>> START
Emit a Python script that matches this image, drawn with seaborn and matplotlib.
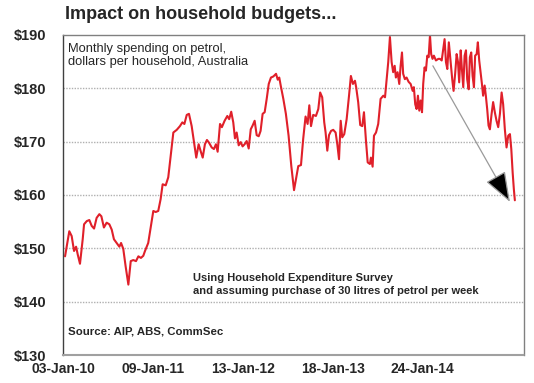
"""
Impact on household budgets - monthly spending on petrol (weekly series)
"""
import matplotlib
matplotlib.use("Agg")
import matplotlib.pyplot as plt
import seaborn as sns
import pandas as pd

# week number counted from 03-Jan-10 (category axis, 53 points per label)
weeks = [
    1.2, 3.7, 5.1, 6.5, 7.7, 8.7, 10.0, 11.6, 12.4, 14.0, 15.5, 16.9, 18.3, 19.8,
    21.4, 22.6, 24.1, 25.7, 27.3, 28.7, 30.0, 31.6, 33.2, 34.2, 35.5, 36.9, 38.5,
    39.9, 41.4, 43.0, 44.4, 45.9, 47.3, 48.3, 50.2, 51.8, 53.2, 54.6, 56.1, 57.5,
    58.7, 60.5, 62.0, 63.2, 65.0, 67.0, 68.9, 70.3, 71.5, 72.9, 74.2, 75.8, 77.2,
    78.5, 79.9, 81.1, 82.3, 83.6, 84.8, 86.0, 87.6, 88.9, 90.1, 91.1, 92.5, 93.6,
    95.2, 96.8, 97.9, 99.1, 100.3, 101.3, 102.3, 103.5, 104.7, 105.8, 107.0, 108.2,
    109.4, 110.6, 111.7, 112.9, 114.1, 115.3, 116.4, 117.6, 118.8, 120.0, 121.2,
    122.5, 123.9, 125.5, 126.5, 127.4, 128.2, 129.8, 131.3, 132.9, 134.5, 136.1,
    137.6, 138.6, 140.2, 141.5, 142.9, 144.1, 145.1, 146.1, 147.4, 149.0, 150.4,
    151.5, 152.7, 153.9, 154.7, 155.7, 156.7, 157.9, 159.2, 160.6, 161.6, 162.6,
    163.6, 164.5, 165.7, 167.1, 168.5, 169.6, 170.8, 172.0, 172.7, 173.9, 175.1,
    176.3, 177.3, 178.5, 179.5, 180.8, 181.4, 182.4, 183.2, 184.4, 185.7, 187.1,
    188.7, 189.7, 190.7, 191.6, 192.6, 193.6, 194.5, 195.4, 196.1, 197.1, 198.1,
    198.9, 199.7, 200.4, 201.4, 202.4, 203.6, 204.8, 206.0, 206.7, 207.5, 208.3,
    209.1, 209.9, 210.7, 211.5, 212.2, 213.0, 213.8, 214.6, 215.4, 216.2, 216.9,
    217.7, 218.5, 219.7, 221.1, 222.1, 223.1, 224.0, 224.8, 225.6, 226.4, 227.3,
    228.3, 229.3, 230.1, 231.1, 231.9, 232.7, 233.4, 234.3, 235.0, 235.8, 236.6,
    237.4, 238.1, 239.0, 239.7, 240.5, 241.3, 242.1, 242.8, 243.7, 244.4, 245.2,
    246.0, 246.8, 247.5, 248.4, 249.1, 249.9, 250.7, 251.5, 252.5, 253.4, 254.4,
    255.4, 256.4, 257.4, 258.4, 259.3, 260.3, 261.3, 262.3, 263.3, 264.1, 264.9,
    265.6, 266.2,
]

# dollars per household per month
spending = [
    148.5, 153.2, 152.3, 149.5, 150.3, 148.8, 147.1, 151.7, 154.5, 155.1, 155.3,
    154.2, 153.7, 155.7, 156.4, 156.0, 153.9, 154.8, 154.5, 153.5, 151.7, 151.0,
    150.3, 151.0, 149.9, 146.6, 143.2, 147.6, 147.8, 147.6, 148.5, 148.2, 148.6,
    149.5, 151.0, 154.2, 157.0, 156.8, 157.0, 159.2, 162.0, 161.8, 163.3, 166.7,
    171.7, 172.2, 172.9, 173.6, 173.3, 175.0, 175.2, 172.9, 169.8, 167.0, 169.5,
    168.2, 167.0, 169.5, 170.3, 169.8, 168.9, 168.6, 169.5, 168.1, 173.3, 172.7,
    173.9, 174.8, 174.2, 175.6, 173.6, 170.6, 171.7, 169.3, 169.9, 169.1, 169.5,
    170.1, 168.7, 172.3, 173.0, 173.9, 171.2, 171.0, 172.0, 175.2, 175.5, 178.0,
    180.8, 182.0, 182.2, 182.7, 181.6, 182.0, 180.6, 178.0, 175.2, 171.1, 165.4,
    160.9, 163.6, 165.4, 165.6, 170.5, 174.7, 173.3, 176.8, 172.9, 175.0, 174.8,
    176.1, 179.2, 178.3, 173.6, 171.7, 168.3, 171.2, 172.0, 172.2, 171.7, 169.5,
    166.7, 173.9, 170.8, 171.4, 174.2, 178.6, 182.3, 180.8, 181.4, 180.2, 177.4,
    173.1, 172.9, 175.5, 170.1, 166.1, 165.8, 167.0, 165.3, 171.1, 171.7, 173.3,
    178.0, 178.6, 178.3, 181.7, 184.9, 189.6, 184.9, 183.0, 184.2, 182.0, 183.0,
    180.8, 184.2, 186.7, 182.7, 181.7, 182.0, 181.2, 180.8, 179.5, 180.2, 177.0,
    176.1, 178.6, 175.8, 177.7, 175.5, 180.8, 183.9, 183.3, 186.1, 185.8, 189.9,
    186.4, 185.5, 186.1, 185.2, 185.5, 185.5, 185.2, 187.4, 189.2, 184.9, 183.6,
    188.6, 185.2, 181.7, 179.5, 183.0, 186.4, 184.9, 181.1, 187.1, 183.6, 180.2,
    186.1, 187.1, 181.7, 179.8, 185.8, 186.7, 182.3, 180.2, 186.1, 186.4, 188.6,
    185.2, 183.0, 180.8, 178.6, 180.5, 178.6, 176.1, 173.0, 172.3, 175.2, 177.4,
    175.5, 173.9, 172.7, 175.2, 179.2, 177.0, 172.3, 168.9, 171.1, 171.4, 168.6,
    164.2, 161.1, 159.0,
]

tick_weeks = [0, 53, 106, 159, 212]
tick_labels = ["03-Jan-10", "09-Jan-11", "13-Jan-12", "18-Jan-13", "24-Jan-14"]
y_ticks = [130, 140, 150, 160, 170, 180, 190]

# hand-drawn trend arrow (start / end in data units)
arrow_start = (217.9, 184.2)
arrow_end = (263.3, 158.7)

sns.set_style("white")
plt.rcParams["font.family"] = ["Liberation Sans", "DejaVu Sans"]

df = pd.DataFrame({"week": weeks, "spending": spending})

fig = plt.figure(figsize=(5.34, 3.83), dpi=100)
ax = fig.add_axes([0.118, 0.073, 0.863, 0.836])

sns.lineplot(data=df, x="week", y="spending", color="#e0202a", lw=1.5, ax=ax)

ax.set_xlim(0, 271.5)
ax.set_ylim(130, 190)
ax.set_xticks(tick_weeks)
ax.set_xticklabels(tick_labels, fontsize=10, fontweight="bold")
ax.set_yticks(y_ticks)
ax.set_yticklabels([f"${v}" for v in y_ticks], fontsize=10.5, fontweight="bold")
ax.tick_params(axis="both", length=0)
ax.tick_params(axis="y", pad=12)
ax.tick_params(axis="x", pad=5)
ax.set_xlabel("")
ax.set_ylabel("")

for v in y_ticks[1:-1]:
    ax.axhline(v, color="#b0b0b0", lw=1, ls=(0, (1, 1)), zorder=0)

for side in ["top", "right"]:
    ax.spines[side].set_color("#808080")
    ax.spines[side].set_linewidth(1)
ax.spines["left"].set_color("#404040")
ax.spines["left"].set_linewidth(1)
ax.spines["bottom"].set_color("#a0a0a0")
ax.spines["bottom"].set_linewidth(1.5)
ax.spines["bottom"].set_linestyle((0, (1, 1)))

ax.annotate(
    "", xy=arrow_end, xytext=arrow_start,
    arrowprops=dict(arrowstyle="-|>,head_length=1.9,head_width=0.7",
                    ec="#9a9a9a", fc="black", lw=0.9, shrinkA=0, shrinkB=0),
)

fig.text(0.122, 0.962, "Impact on household budgets...", fontsize=13,
         fontweight="bold", va="center")
ax.text(0.011, 0.975, "Monthly spending on petrol,\ndollars per household, Australia",
        transform=ax.transAxes, fontsize=9.3, va="top", linespacing=1.15)
ax.text(0.282, 0.255,
        "Using Household Expenditure Survey\nand assuming purchase of 30 litres of petrol per week",
        transform=ax.transAxes, fontsize=8, fontweight="bold", va="top", linespacing=1.35)
ax.text(0.011, 0.075, "Source: AIP, ABS, CommSec", transform=ax.transAxes,
        fontsize=8.2, fontweight="bold", va="center")

fig.savefig("out.png", dpi=100)
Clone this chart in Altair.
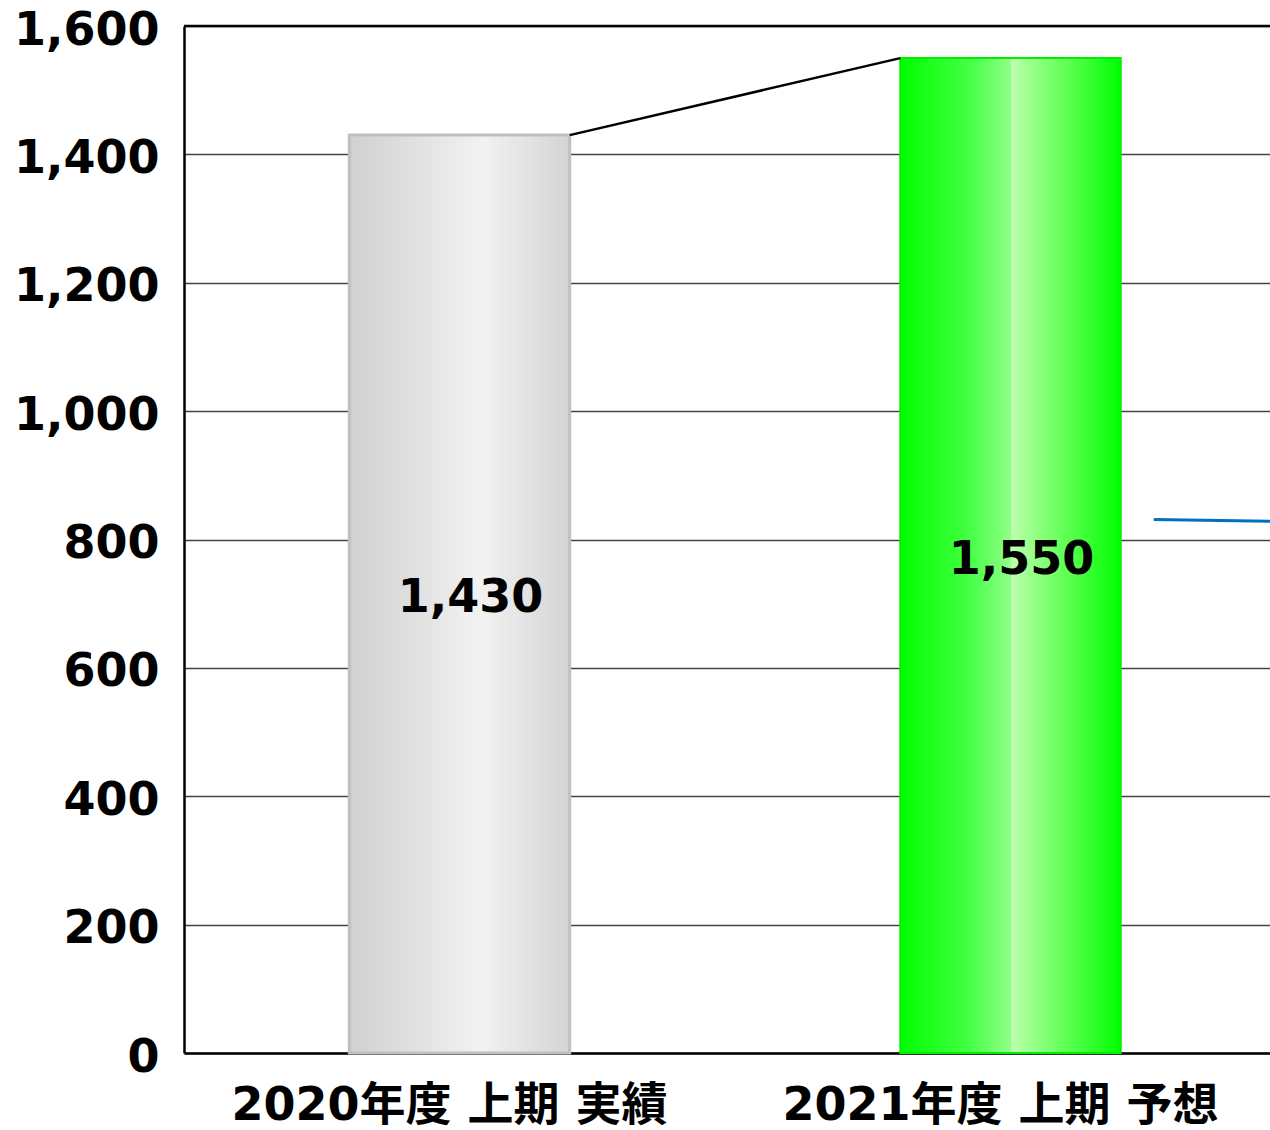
import altair as alt
import pandas as pd

categories = ["2020年度 上期 実績", "2021年度 上期 予想"]
values = [1430, 1550]
value_labels = ["1,430", "1,550"]
y_ticks = [0, 200, 400, 600, 800, 1000, 1200, 1400, 1600]
blue_level = [831, 828]

df = pd.DataFrame({"cat": categories, "value": values, "label": value_labels})
df["mid"] = df["value"] / 2
conn = pd.DataFrame({"from": [categories[0]], "to": [categories[1]],
                     "v1": [values[0]], "v2": [values[1]]})
blue = pd.DataFrame({"cat": [categories[1]], "a": [blue_level[0]], "b": [blue_level[1]]})
top = pd.DataFrame({"v": [y_ticks[-1]]})

x_scale = alt.Scale(domain=categories, range=[0, 1102], paddingInner=0, paddingOuter=0)
y_scale = alt.Scale(domain=[0, 1600], nice=False)

X = alt.X("cat:N", scale=x_scale, sort=categories, title=None,
          axis=alt.Axis(title=None, labelAngle=0, labelFont="DejaVu Sans, Noto Sans CJK JP",
                        labelFontWeight="bold", labelFontSize=46, labelColor="black",
                        labelPadding=30, ticks=False, domainColor="black", labelLimit=2000,
                        domainWidth=2.5, labelOffset=-10, labelBaseline="top"))
Y = alt.Y("value:Q", scale=y_scale, title=None,
          axis=alt.Axis(title=None, values=y_ticks,
                        labelExpr="format(datum.value, ',')", labelFont="DejaVu Sans",
                        labelFontWeight="bold", labelFontSize=46, labelColor="black",
                        labelPadding=25, ticks=False, grid=True, gridColor="#444444",
                        gridWidth=1.5, domainColor="black", domainWidth=2.5, labelLimit=500,
                        labelOffset=4))

gray_grad = alt.LinearGradient(
    gradient="linear", x1=0, x2=1, y1=0, y2=0,
    stops=[alt.GradientStop(offset=0, color="#d0d0d0"),
           alt.GradientStop(offset=0.6, color="#f2f2f2"),
           alt.GradientStop(offset=1, color="#d4d4d4")])
green_grad = alt.LinearGradient(
    gradient="linear", x1=0, x2=1, y1=0, y2=0,
    stops=[alt.GradientStop(offset=0, color="#00ff00"),
           alt.GradientStop(offset=0.3, color="#40ff40"),
           alt.GradientStop(offset=0.5, color="#90ff88"),
           alt.GradientStop(offset=0.505, color="#c0ffb0"),
           alt.GradientStop(offset=0.56, color="#a8ff98"),
           alt.GradientStop(offset=0.75, color="#60ff55"),
           alt.GradientStop(offset=1, color="#00ff00")])

gray_bar = alt.Chart(df).transform_filter(alt.datum.cat == categories[0]).mark_bar(
    width=alt.RelativeBandSize(0.4), color=gray_grad, stroke="#c0c0c0", strokeWidth=3
).encode(x=X, y=Y)

green_bar = alt.Chart(df).transform_filter(alt.datum.cat == categories[1]).mark_bar(
    width=alt.RelativeBandSize(0.4), color=green_grad, stroke="#00ee00", strokeWidth=2
).encode(x=alt.X("cat:N", scale=x_scale, title=None),
         y=alt.Y("value:Q", scale=y_scale, title=None))

connector = alt.Chart(conn).mark_rule(color="black", strokeWidth=2.5).encode(
    x=alt.X("from:N", scale=x_scale, bandPosition=0.7, title=None),
    x2=alt.X2("to:N", bandPosition=0.3),
    y=alt.Y("v1:Q", scale=y_scale, title=None),
    y2="v2:Q")

blue_line = alt.Chart(blue).mark_rule(color="#0070c0", strokeWidth=3).encode(
    x=alt.X("cat:N", scale=x_scale, bandPosition=0.76, title=None),
    x2=alt.value(1102),
    y=alt.Y("a:Q", scale=y_scale, title=None),
    y2="b:Q")

labels = alt.Chart(df).mark_text(font="DejaVu Sans", fontWeight="bold", fontSize=46,
                                 dx=11, dy=4, color="black").encode(
    x=alt.X("cat:N", scale=x_scale, title=None),
    y=alt.Y("mid:Q", scale=y_scale, title=None),
    text="label:N")

top_border = alt.Chart(top).mark_rule(color="black", strokeWidth=2.5).encode(
    y=alt.Y("v:Q", scale=y_scale, title=None))

chart = alt.layer(gray_bar, green_bar, connector, blue_line, labels, top_border).properties(
    width=1086, height=1027,
    autosize=alt.AutoSizeParams(type="none"),
    padding={"left": 184, "top": 26, "right": 0, "bottom": 77},
    background="white",
).configure_view(stroke=None)

chart.save("out.html", embed_options={"renderer": "svg", "actions": False})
>> END
### Exercise requirements
Above are some records; extract exactly the lines from the one containing "Clone this chart in Altair." through the one containing "y_scale = alt.Scale(domain=[0, 1600], nice=False)" and drop the pictures.

### Exercise solution
Clone this chart in Altair.
import altair as alt
import pandas as pd

categories = ["2020年度 上期 実績", "2021年度 上期 予想"]
values = [1430, 1550]
value_labels = ["1,430", "1,550"]
y_ticks = [0, 200, 400, 600, 800, 1000, 1200, 1400, 1600]
blue_level = [831, 828]

df = pd.DataFrame({"cat": categories, "value": values, "label": value_labels})
df["mid"] = df["value"] / 2
conn = pd.DataFrame({"from": [categories[0]], "to": [categories[1]],
                     "v1": [values[0]], "v2": [values[1]]})
blue = pd.DataFrame({"cat": [categories[1]], "a": [blue_level[0]], "b": [blue_level[1]]})
top = pd.DataFrame({"v": [y_ticks[-1]]})

x_scale = alt.Scale(domain=categories, range=[0, 1102], paddingInner=0, paddingOuter=0)
y_scale = alt.Scale(domain=[0, 1600], nice=False)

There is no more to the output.